Train etiquette varies wildly. In Japan, the unspoken rule is quiet and minimal eye contact; in Italy, trains can feel like communal living rooms where voices and gestures are animated. But beneath these cultural differences there’s common logic: people orient their behavior to norms that reduce friction. Learning those norms — listening more than speaking at first, mirroring volume and openness — is itself a practice of respect.
One time in Lisbon I shared a tram with a woman who launched into a cheerful monologue when our stop came up. In New York, a similar eruption might have been met with suspicion, but here people leaned into the conversation. That moment reminded me that public spaces are elastic: they stretch to accommodate different temperaments if we give them permission.
What do train conversations reveal about listening?
On trains, listening feels less like an obligation and more like an opportunity. There’s a kind of slow attention available when you have nothing urgent to do and someone decides to tell you something. That listening builds empathy in small increments. It’s how a neighbor’s worry about rent becomes more than a statistic, how a traveler’s delight in an island becomes contagious. Listening trains us to see life in fragments rather than headlines.
Practical ways to nurture better public conversations
- Small gestures matter: a smile, offering to switch a seat, or sharing a charger can catalyze trust.
- Model low-risk openness: comment on your own curiosity rather than interrogating others. “I’m always looking for good coffee around here — any tips?”
- Respect the time-frame: keep early exchanges light; allow depth to emerge if the other person reciprocates.
- Teach kids the art of the brief hello: they’re the future of public space norms. A simple “thanks” or “excuse me” goes far.
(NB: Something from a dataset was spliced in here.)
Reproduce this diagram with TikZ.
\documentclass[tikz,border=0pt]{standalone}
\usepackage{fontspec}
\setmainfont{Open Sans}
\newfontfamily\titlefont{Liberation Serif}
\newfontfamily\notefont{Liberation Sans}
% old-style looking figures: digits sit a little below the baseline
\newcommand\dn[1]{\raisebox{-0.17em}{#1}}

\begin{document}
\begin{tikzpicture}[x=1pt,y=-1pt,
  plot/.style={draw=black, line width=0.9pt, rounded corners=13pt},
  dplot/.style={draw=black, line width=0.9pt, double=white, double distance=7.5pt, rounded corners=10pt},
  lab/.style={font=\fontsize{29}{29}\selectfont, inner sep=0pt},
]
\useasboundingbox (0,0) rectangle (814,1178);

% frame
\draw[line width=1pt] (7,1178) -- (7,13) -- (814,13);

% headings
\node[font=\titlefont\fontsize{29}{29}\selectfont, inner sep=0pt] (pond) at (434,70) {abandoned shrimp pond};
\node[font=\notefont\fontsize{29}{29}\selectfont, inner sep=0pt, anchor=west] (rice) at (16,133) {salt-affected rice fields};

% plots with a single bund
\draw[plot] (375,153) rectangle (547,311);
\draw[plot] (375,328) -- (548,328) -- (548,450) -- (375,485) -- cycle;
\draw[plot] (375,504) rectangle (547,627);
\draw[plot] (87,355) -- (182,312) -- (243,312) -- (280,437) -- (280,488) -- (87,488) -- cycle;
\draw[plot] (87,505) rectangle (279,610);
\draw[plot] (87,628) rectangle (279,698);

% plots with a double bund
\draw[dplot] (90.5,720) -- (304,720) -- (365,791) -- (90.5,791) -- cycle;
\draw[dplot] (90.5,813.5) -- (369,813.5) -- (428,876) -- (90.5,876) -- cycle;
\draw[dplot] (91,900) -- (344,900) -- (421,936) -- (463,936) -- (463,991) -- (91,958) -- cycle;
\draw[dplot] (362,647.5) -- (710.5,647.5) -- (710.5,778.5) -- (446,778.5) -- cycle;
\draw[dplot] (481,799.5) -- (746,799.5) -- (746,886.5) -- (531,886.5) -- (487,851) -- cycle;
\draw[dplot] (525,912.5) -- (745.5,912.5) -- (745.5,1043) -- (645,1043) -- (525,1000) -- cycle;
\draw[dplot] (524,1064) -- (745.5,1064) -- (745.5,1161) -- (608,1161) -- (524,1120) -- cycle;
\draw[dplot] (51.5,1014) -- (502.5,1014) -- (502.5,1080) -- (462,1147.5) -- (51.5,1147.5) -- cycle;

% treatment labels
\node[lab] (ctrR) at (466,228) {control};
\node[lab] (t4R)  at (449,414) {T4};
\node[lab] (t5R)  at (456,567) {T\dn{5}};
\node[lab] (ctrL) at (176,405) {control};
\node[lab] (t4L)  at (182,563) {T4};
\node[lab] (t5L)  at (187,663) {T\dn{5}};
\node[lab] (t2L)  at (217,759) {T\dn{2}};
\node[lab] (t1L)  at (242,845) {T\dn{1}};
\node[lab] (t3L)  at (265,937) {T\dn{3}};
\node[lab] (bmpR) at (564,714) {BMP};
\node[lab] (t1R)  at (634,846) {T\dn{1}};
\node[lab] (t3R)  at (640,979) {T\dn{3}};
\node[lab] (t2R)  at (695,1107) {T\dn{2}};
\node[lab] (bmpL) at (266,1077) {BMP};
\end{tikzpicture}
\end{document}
Riding trains has taught me that public space is a practice rather than a place. It’s a set of habits — noticing, offering, listening, stepping back — that allow for moments of connection without expecting them. If you’re looking for a small social experiment, try this on your next trip: put your phone away for a quarter of an hour and see what happens when you make eye contact and ask one simple question. You might find a new route, a new friend, or just a story that makes the landscape outside the window look different.